> EXERCISE DIRECTIONS:
Leave out the pictures and reproduce all of the data exactly.

* BEGIN *

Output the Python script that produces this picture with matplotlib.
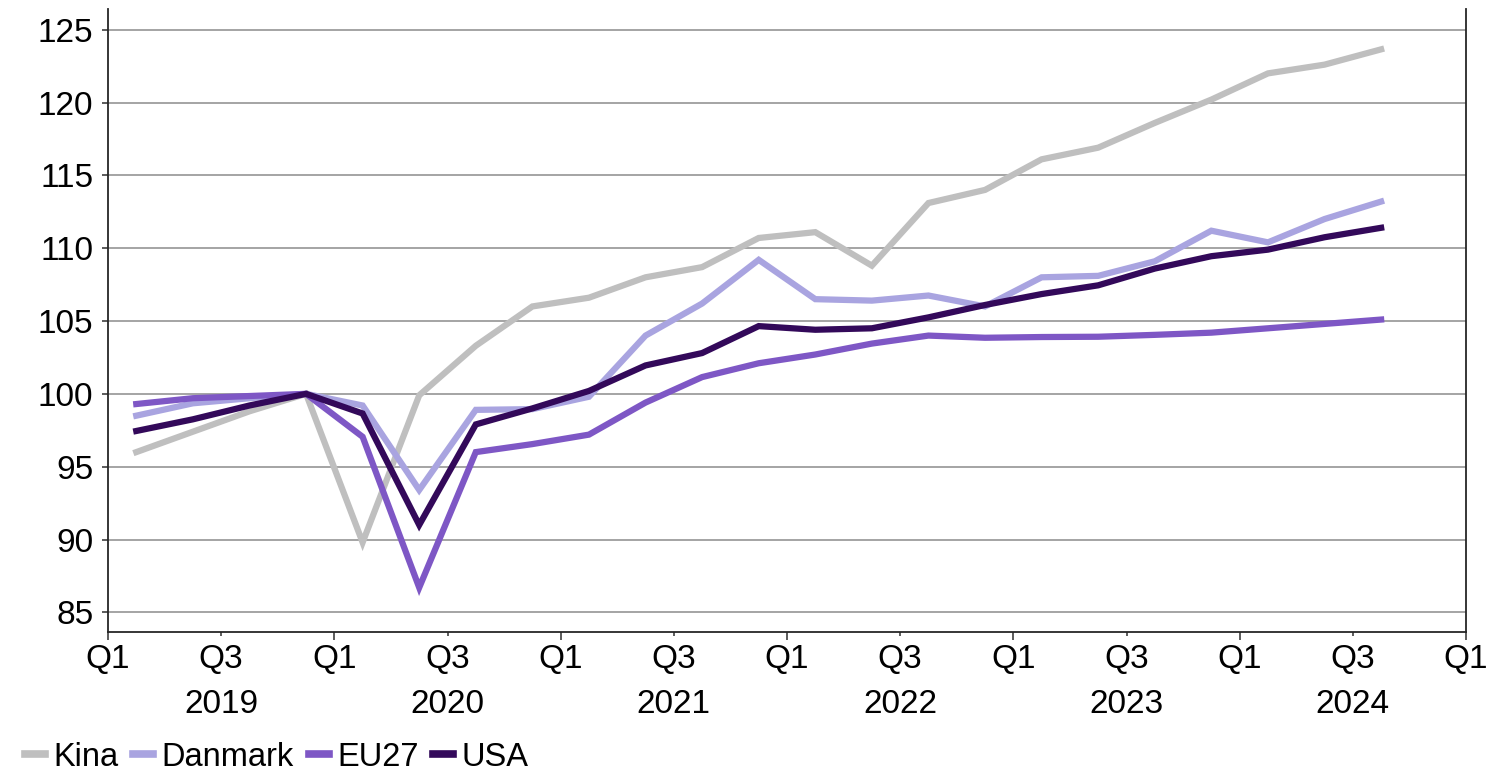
import matplotlib
matplotlib.use("Agg")
import matplotlib.pyplot as plt
import numpy as np

plt.rcParams["font.family"] = ["Liberation Sans", "DejaVu Sans"]

# quarterly index, 2019Q4 = 100, 2019Q1 .. 2024Q3
quarters = [f"{y}Q{q}" for y in range(2019, 2025) for q in range(1, 5)][:23]
kina = [96.0, 97.4, 98.8, 100.0, 89.8, 99.9, 103.3, 106.0, 106.6, 108.0, 108.7, 110.7,
        111.1, 108.8, 113.1, 114.0, 116.1, 116.9, 118.6, 120.2, 122.0, 122.6, 123.65]
danmark = [98.5, 99.35, 99.7, 100.0, 99.2, 93.4, 98.9, 98.95, 99.8, 104.0, 106.2, 109.2,
           106.5, 106.4, 106.75, 106.0, 108.0, 108.1, 109.1, 111.2, 110.4, 112.0, 113.2]
eu27 = [99.3, 99.7, 99.85, 100.0, 97.05, 86.7, 96.0, 96.55, 97.2, 99.4, 101.15, 102.1,
        102.7, 103.45, 104.0, 103.85, 103.9, 103.92, 104.05, 104.2, 104.5, 104.8, 105.1]
usa = [97.45, 98.25, 99.2, 100.0, 98.65, 91.0, 97.9, 99.0, 100.2, 101.95, 102.8, 104.65,
       104.4, 104.5, 105.25, 106.1, 106.85, 107.45, 108.6, 109.45, 109.9, 110.75, 111.4]

series = [("Kina", kina, "#BFBFBF"),
          ("Danmark", danmark, "#A9A4E0"),
          ("EU27", eu27, "#7E57C5"),
          ("USA", usa, "#33095A")]

years = [2019, 2020, 2021, 2022, 2023, 2024]

fig = plt.figure(figsize=(14.91, 7.75), dpi=100)
ax = fig.add_axes([108 / 1491, 1 - 632 / 775, (1466 - 108) / 1491, (632 - 9) / 775])

x = np.arange(len(quarters)) + 0.5
for name, vals, col in series:
    ax.plot(x, vals, color=col, linewidth=4.5, label=name, solid_joinstyle="miter")

ax.set_xlim(0, 24)
ax.set_ylim(83.65, 126.42)
ax.set_yticks(np.arange(85, 126, 5))
ax.yaxis.grid(True, color="#8C8C8C", linewidth=1.1)
ax.set_axisbelow(True)

major = np.arange(0, 25, 4)
minor = np.arange(2, 24, 4)
ax.set_xticks(major)
ax.set_xticklabels(["Q1"] * len(major))
ax.set_xticks(minor, minor=True)
ax.set_xticklabels([f"Q3\n{y}" for y in years], minor=True, linespacing=1.6,
                   va="top")

ax.tick_params(axis="x", which="major", length=6, width=1.2, pad=2.5, labelsize=24,
               color="#404040")
ax.tick_params(axis="x", which="minor", length=3, width=1.2, pad=5.5, labelsize=24,
               color="#404040")
ax.tick_params(axis="y", length=4.5, width=1.2, pad=6, labelsize=24, color="#404040")

ax.spines["top"].set_visible(False)
for s in ("left", "right", "bottom"):
    ax.spines[s].set_color("#262626")
    ax.spines[s].set_linewidth(1.3)

leg = fig.legend(loc="lower left", bbox_to_anchor=(0.008, -0.014), ncol=4, frameon=False,
                 fontsize=23.5, handlelength=0.62, handletextpad=0.25, columnspacing=0.45,
                 borderaxespad=0.0)
for h in leg.get_lines():
    h.set_linewidth(5.5)

fig.savefig("out.png", dpi=100)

* END *

> FULL ANSWER:
Output the Python script that produces this picture with matplotlib.
import matplotlib
matplotlib.use("Agg")
import matplotlib.pyplot as plt
import numpy as np

plt.rcParams["font.family"] = ["Liberation Sans", "DejaVu Sans"]

# quarterly index, 2019Q4 = 100, 2019Q1 .. 2024Q3
quarters = [f"{y}Q{q}" for y in range(2019, 2025) for q in range(1, 5)][:23]
kina = [96.0, 97.4, 98.8, 100.0, 89.8, 99.9, 103.3, 106.0, 106.6, 108.0, 108.7, 110.7,
        111.1, 108.8, 113.1, 114.0, 116.1, 116.9, 118.6, 120.2, 122.0, 122.6, 123.65]
danmark = [98.5, 99.35, 99.7, 100.0, 99.2, 93.4, 98.9, 98.95, 99.8, 104.0, 106.2, 109.2,
           106.5, 106.4, 106.75, 106.0, 108.0, 108.1, 109.1, 111.2, 110.4, 112.0, 113.2]
eu27 = [99.3, 99.7, 99.85, 100.0, 97.05, 86.7, 96.0, 96.55, 97.2, 99.4, 101.15, 102.1,
        102.7, 103.45, 104.0, 103.85, 103.9, 103.92, 104.05, 104.2, 104.5, 104.8, 105.1]
usa = [97.45, 98.25, 99.2, 100.0, 98.65, 91.0, 97.9, 99.0, 100.2, 101.95, 102.8, 104.65,
       104.4, 104.5, 105.25, 106.1, 106.85, 107.45, 108.6, 109.45, 109.9, 110.75, 111.4]

series = [("Kina", kina, "#BFBFBF"),
          ("Danmark", danmark, "#A9A4E0"),
          ("EU27", eu27, "#7E57C5"),
          ("USA", usa, "#33095A")]

years = [2019, 2020, 2021, 2022, 2023, 2024]

fig = plt.figure(figsize=(14.91, 7.75), dpi=100)
ax = fig.add_axes([108 / 1491, 1 - 632 / 775, (1466 - 108) / 1491, (632 - 9) / 775])

x = np.arange(len(quarters)) + 0.5
for name, vals, col in series:
    ax.plot(x, vals, color=col, linewidth=4.5, label=name, solid_joinstyle="miter")

ax.set_xlim(0, 24)
ax.set_ylim(83.65, 126.42)
ax.set_yticks(np.arange(85, 126, 5))
ax.yaxis.grid(True, color="#8C8C8C", linewidth=1.1)
ax.set_axisbelow(True)

major = np.arange(0, 25, 4)
minor = np.arange(2, 24, 4)
ax.set_xticks(major)
ax.set_xticklabels(["Q1"] * len(major))
ax.set_xticks(minor, minor=True)
ax.set_xticklabels([f"Q3\n{y}" for y in years], minor=True, linespacing=1.6,
                   va="top")

ax.tick_params(axis="x", which="major", length=6, width=1.2, pad=2.5, labelsize=24,
               color="#404040")
ax.tick_params(axis="x", which="minor", length=3, width=1.2, pad=5.5, labelsize=24,
               color="#404040")
ax.tick_params(axis="y", length=4.5, width=1.2, pad=6, labelsize=24, color="#404040")

ax.spines["top"].set_visible(False)
for s in ("left", "right", "bottom"):
    ax.spines[s].set_color("#262626")
    ax.spines[s].set_linewidth(1.3)

leg = fig.legend(loc="lower left", bbox_to_anchor=(0.008, -0.014), ncol=4, frameon=False,
                 fontsize=23.5, handlelength=0.62, handletextpad=0.25, columnspacing=0.45,
                 borderaxespad=0.0)
for h in leg.get_lines():
    h.set_linewidth(5.5)

fig.savefig("out.png", dpi=100)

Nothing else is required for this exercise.